Apparently, Bolton’s book sheds no light on this subject. The Times reports that “the material in the intercepted emails included information that Mr. Bolton did not ultimately use in his book.” The paper speculates that Bolton may never have tried to use it because he did not want to harm national security, or that he may have tried to incorporate it only to be admonished against doing so during the prepublication review.
Even with these additional revelations, it strains credulity to contend that Bolton is under investigation for any reason other than his virulent political opposition to Trump, especially given the expanding docket of lawfare investigations against notorious anti-Trumpers.
Note that Trump’s Mar-a-Lago resort was searched because he illegally retained hundreds of classified documents and not only refused to return them upon request but misled investigators when given a grand jury subpoena requiring him to surrender them. You can argue that the Biden DOJ’s decision to search Trump’s home was too extreme, that less intrusive measures should have been tried, and that the indictment of Trump was unjustifiable given the DOJ’s decisions not to prosecute Hillary Clinton and Joe Biden for analogous misconduct. But Trump’s episode did involve serious misconduct.

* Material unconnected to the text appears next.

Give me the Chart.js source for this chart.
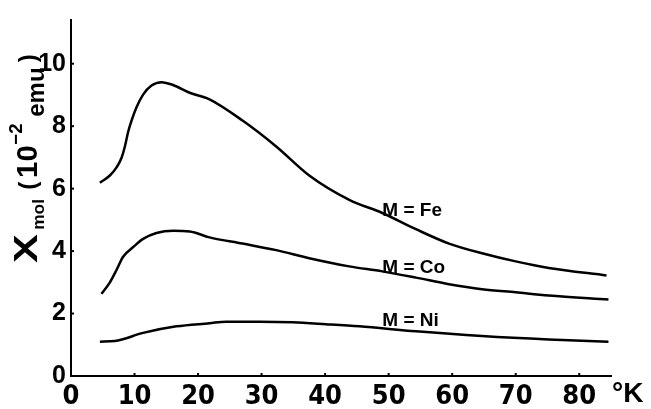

Given that record, even if we assume for argument’s sake that Bolton did something wrong (which hasn’t been proved at this point), it is petty to pursue a criminal investigation against him when he fully cooperated with the government’s prepublication review process (which the Trump I administration abusively politicized) and did not publish whatever purportedly classified information is at issue. And that would be true even if Trump had not (a) terminated Bolton’s security detail when he was under a death threat from Iran over his patriotic service in Trump’s first administration, and (b) pardoned criminals who violently attacked police officers while rioting at the Capitol.